## BRIEF
Return the entries verbatim and drop every picture.

Entries with chart source code:
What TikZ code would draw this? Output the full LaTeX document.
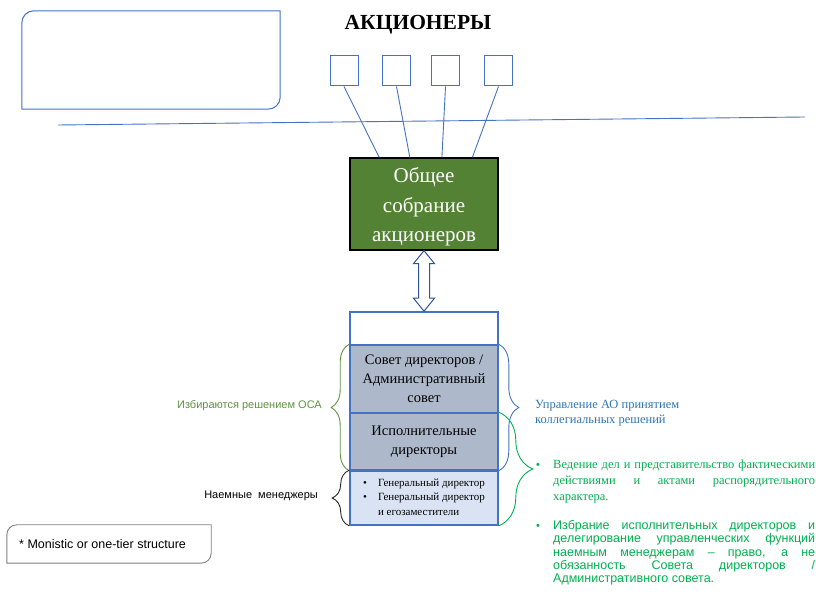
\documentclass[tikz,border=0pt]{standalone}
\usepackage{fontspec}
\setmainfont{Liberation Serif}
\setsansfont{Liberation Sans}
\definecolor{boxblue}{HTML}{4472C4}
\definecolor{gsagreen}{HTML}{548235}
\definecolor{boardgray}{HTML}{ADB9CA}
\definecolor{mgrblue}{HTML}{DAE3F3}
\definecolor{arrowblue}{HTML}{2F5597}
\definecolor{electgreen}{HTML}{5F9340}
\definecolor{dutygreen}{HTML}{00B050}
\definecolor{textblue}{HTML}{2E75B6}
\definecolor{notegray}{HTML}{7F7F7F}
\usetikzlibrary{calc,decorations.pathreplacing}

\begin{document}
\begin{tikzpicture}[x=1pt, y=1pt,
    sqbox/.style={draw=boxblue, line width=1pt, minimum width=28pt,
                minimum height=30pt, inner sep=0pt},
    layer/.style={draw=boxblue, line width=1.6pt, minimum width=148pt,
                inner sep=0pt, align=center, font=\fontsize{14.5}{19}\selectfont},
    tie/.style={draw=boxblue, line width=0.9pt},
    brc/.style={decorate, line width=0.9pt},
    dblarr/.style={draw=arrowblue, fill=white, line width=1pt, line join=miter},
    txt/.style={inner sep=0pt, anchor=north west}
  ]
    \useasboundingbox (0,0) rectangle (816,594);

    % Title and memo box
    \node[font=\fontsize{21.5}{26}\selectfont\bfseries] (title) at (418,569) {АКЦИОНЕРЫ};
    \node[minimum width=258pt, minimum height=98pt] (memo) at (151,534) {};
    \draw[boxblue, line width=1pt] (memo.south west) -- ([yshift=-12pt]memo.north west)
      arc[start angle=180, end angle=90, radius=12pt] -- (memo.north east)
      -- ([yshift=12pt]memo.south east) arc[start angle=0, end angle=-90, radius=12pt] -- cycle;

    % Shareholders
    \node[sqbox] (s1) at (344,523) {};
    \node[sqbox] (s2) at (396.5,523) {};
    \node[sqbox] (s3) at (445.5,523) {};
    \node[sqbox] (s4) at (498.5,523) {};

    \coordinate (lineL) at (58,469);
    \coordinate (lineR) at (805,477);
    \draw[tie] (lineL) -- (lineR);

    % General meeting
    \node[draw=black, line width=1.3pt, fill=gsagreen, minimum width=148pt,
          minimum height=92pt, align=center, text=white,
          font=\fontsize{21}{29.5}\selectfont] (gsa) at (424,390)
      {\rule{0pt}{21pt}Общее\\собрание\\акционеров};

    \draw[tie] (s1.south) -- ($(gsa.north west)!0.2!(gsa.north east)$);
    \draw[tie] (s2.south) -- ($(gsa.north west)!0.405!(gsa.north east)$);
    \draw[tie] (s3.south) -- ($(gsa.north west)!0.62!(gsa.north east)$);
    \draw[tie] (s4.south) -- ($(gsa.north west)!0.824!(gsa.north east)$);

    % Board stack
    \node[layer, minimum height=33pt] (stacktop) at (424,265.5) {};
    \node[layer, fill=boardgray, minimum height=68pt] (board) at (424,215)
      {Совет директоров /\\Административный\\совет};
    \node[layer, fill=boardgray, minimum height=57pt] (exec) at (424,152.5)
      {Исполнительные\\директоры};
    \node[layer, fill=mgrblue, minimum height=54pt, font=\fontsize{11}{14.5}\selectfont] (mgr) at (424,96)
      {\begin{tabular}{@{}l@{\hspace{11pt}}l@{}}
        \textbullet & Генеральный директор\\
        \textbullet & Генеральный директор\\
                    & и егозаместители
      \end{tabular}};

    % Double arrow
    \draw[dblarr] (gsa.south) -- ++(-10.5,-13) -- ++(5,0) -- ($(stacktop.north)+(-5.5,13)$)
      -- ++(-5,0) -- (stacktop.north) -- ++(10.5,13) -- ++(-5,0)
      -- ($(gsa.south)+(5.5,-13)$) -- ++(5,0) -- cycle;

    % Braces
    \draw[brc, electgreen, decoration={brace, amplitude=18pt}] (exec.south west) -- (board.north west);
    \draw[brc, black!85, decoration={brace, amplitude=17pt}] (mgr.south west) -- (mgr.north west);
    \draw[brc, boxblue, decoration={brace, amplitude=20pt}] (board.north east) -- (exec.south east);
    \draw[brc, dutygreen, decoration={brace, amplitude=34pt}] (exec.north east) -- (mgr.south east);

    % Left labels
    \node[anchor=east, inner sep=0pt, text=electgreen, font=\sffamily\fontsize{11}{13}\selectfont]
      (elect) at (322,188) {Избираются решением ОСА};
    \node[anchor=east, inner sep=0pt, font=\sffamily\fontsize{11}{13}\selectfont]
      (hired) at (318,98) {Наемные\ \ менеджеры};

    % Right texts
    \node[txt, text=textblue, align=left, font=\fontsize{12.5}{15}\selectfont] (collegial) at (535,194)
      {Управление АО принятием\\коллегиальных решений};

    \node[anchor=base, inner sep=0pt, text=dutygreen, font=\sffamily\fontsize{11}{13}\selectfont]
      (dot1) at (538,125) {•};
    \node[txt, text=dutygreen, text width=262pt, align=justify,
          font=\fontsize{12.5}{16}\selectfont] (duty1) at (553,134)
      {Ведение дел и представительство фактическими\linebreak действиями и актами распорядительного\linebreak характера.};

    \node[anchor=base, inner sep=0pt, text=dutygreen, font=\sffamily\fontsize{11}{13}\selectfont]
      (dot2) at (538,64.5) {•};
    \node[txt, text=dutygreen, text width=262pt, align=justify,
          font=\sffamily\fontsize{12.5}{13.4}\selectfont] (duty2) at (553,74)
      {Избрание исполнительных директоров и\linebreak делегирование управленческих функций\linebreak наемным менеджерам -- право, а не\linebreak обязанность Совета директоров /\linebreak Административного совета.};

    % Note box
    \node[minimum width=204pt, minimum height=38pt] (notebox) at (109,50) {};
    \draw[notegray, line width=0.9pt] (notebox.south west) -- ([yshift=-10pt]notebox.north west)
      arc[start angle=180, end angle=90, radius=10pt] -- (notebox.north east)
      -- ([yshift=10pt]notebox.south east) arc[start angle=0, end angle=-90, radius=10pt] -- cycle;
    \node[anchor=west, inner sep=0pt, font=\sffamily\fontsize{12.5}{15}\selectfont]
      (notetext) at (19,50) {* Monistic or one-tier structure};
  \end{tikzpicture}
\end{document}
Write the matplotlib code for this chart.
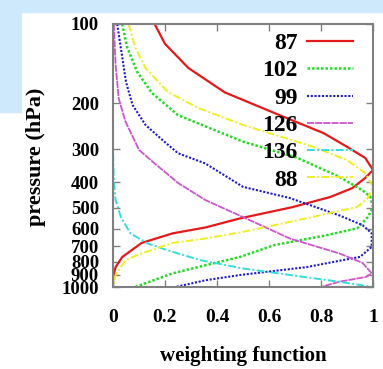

## EXPECTED ANSWER
What TikZ code would draw this? Output the full LaTeX document.
\documentclass[tikz,border=0pt]{standalone}
\usepackage{fontspec}
\setmainfont{Liberation Serif}
\setsansfont{Liberation Sans}
\definecolor{boxblue}{HTML}{4472C4}
\definecolor{gsagreen}{HTML}{548235}
\definecolor{boardgray}{HTML}{ADB9CA}
\definecolor{mgrblue}{HTML}{DAE3F3}
\definecolor{arrowblue}{HTML}{2F5597}
\definecolor{electgreen}{HTML}{5F9340}
\definecolor{dutygreen}{HTML}{00B050}
\definecolor{textblue}{HTML}{2E75B6}
\definecolor{notegray}{HTML}{7F7F7F}
\usetikzlibrary{calc,decorations.pathreplacing}

\begin{document}
\begin{tikzpicture}[x=1pt, y=1pt,
    sqbox/.style={draw=boxblue, line width=1pt, minimum width=28pt,
                minimum height=30pt, inner sep=0pt},
    layer/.style={draw=boxblue, line width=1.6pt, minimum width=148pt,
                inner sep=0pt, align=center, font=\fontsize{14.5}{19}\selectfont},
    tie/.style={draw=boxblue, line width=0.9pt},
    brc/.style={decorate, line width=0.9pt},
    dblarr/.style={draw=arrowblue, fill=white, line width=1pt, line join=miter},
    txt/.style={inner sep=0pt, anchor=north west}
  ]
    \useasboundingbox (0,0) rectangle (816,594);

    % Title and memo box
    \node[font=\fontsize{21.5}{26}\selectfont\bfseries] (title) at (418,569) {АКЦИОНЕРЫ};
    \node[minimum width=258pt, minimum height=98pt] (memo) at (151,534) {};
    \draw[boxblue, line width=1pt] (memo.south west) -- ([yshift=-12pt]memo.north west)
      arc[start angle=180, end angle=90, radius=12pt] -- (memo.north east)
      -- ([yshift=12pt]memo.south east) arc[start angle=0, end angle=-90, radius=12pt] -- cycle;

    % Shareholders
    \node[sqbox] (s1) at (344,523) {};
    \node[sqbox] (s2) at (396.5,523) {};
    \node[sqbox] (s3) at (445.5,523) {};
    \node[sqbox] (s4) at (498.5,523) {};

    \coordinate (lineL) at (58,469);
    \coordinate (lineR) at (805,477);
    \draw[tie] (lineL) -- (lineR);

    % General meeting
    \node[draw=black, line width=1.3pt, fill=gsagreen, minimum width=148pt,
          minimum height=92pt, align=center, text=white,
          font=\fontsize{21}{29.5}\selectfont] (gsa) at (424,390)
      {\rule{0pt}{21pt}Общее\\собрание\\акционеров};

    \draw[tie] (s1.south) -- ($(gsa.north west)!0.2!(gsa.north east)$);
    \draw[tie] (s2.south) -- ($(gsa.north west)!0.405!(gsa.north east)$);
    \draw[tie] (s3.south) -- ($(gsa.north west)!0.62!(gsa.north east)$);
    \draw[tie] (s4.south) -- ($(gsa.north west)!0.824!(gsa.north east)$);

    % Board stack
    \node[layer, minimum height=33pt] (stacktop) at (424,265.5) {};
    \node[layer, fill=boardgray, minimum height=68pt] (board) at (424,215)
      {Совет директоров /\\Административный\\совет};
    \node[layer, fill=boardgray, minimum height=57pt] (exec) at (424,152.5)
      {Исполнительные\\директоры};
    \node[layer, fill=mgrblue, minimum height=54pt, font=\fontsize{11}{14.5}\selectfont] (mgr) at (424,96)
      {\begin{tabular}{@{}l@{\hspace{11pt}}l@{}}
        \textbullet & Генеральный директор\\
        \textbullet & Генеральный директор\\
                    & и егозаместители
      \end{tabular}};

    % Double arrow
    \draw[dblarr] (gsa.south) -- ++(-10.5,-13) -- ++(5,0) -- ($(stacktop.north)+(-5.5,13)$)
      -- ++(-5,0) -- (stacktop.north) -- ++(10.5,13) -- ++(-5,0)
      -- ($(gsa.south)+(5.5,-13)$) -- ++(5,0) -- cycle;

    % Braces
    \draw[brc, electgreen, decoration={brace, amplitude=18pt}] (exec.south west) -- (board.north west);
    \draw[brc, black!85, decoration={brace, amplitude=17pt}] (mgr.south west) -- (mgr.north west);
    \draw[brc, boxblue, decoration={brace, amplitude=20pt}] (board.north east) -- (exec.south east);
    \draw[brc, dutygreen, decoration={brace, amplitude=34pt}] (exec.north east) -- (mgr.south east);

    % Left labels
    \node[anchor=east, inner sep=0pt, text=electgreen, font=\sffamily\fontsize{11}{13}\selectfont]
      (elect) at (322,188) {Избираются решением ОСА};
    \node[anchor=east, inner sep=0pt, font=\sffamily\fontsize{11}{13}\selectfont]
      (hired) at (318,98) {Наемные\ \ менеджеры};

    % Right texts
    \node[txt, text=textblue, align=left, font=\fontsize{12.5}{15}\selectfont] (collegial) at (535,194)
      {Управление АО принятием\\коллегиальных решений};

    \node[anchor=base, inner sep=0pt, text=dutygreen, font=\sffamily\fontsize{11}{13}\selectfont]
      (dot1) at (538,125) {•};
    \node[txt, text=dutygreen, text width=262pt, align=justify,
          font=\fontsize{12.5}{16}\selectfont] (duty1) at (553,134)
      {Ведение дел и представительство фактическими\linebreak действиями и актами распорядительного\linebreak характера.};

    \node[anchor=base, inner sep=0pt, text=dutygreen, font=\sffamily\fontsize{11}{13}\selectfont]
      (dot2) at (538,64.5) {•};
    \node[txt, text=dutygreen, text width=262pt, align=justify,
          font=\sffamily\fontsize{12.5}{13.4}\selectfont] (duty2) at (553,74)
      {Избрание исполнительных директоров и\linebreak делегирование управленческих функций\linebreak наемным менеджерам -- право, а не\linebreak обязанность Совета директоров /\linebreak Административного совета.};

    % Note box
    \node[minimum width=204pt, minimum height=38pt] (notebox) at (109,50) {};
    \draw[notegray, line width=0.9pt] (notebox.south west) -- ([yshift=-10pt]notebox.north west)
      arc[start angle=180, end angle=90, radius=10pt] -- (notebox.north east)
      -- ([yshift=10pt]notebox.south east) arc[start angle=0, end angle=-90, radius=10pt] -- cycle;
    \node[anchor=west, inner sep=0pt, font=\sffamily\fontsize{12.5}{15}\selectfont]
      (notetext) at (19,50) {* Monistic or one-tier structure};
  \end{tikzpicture}
\end{document}
Write the matplotlib code for this chart.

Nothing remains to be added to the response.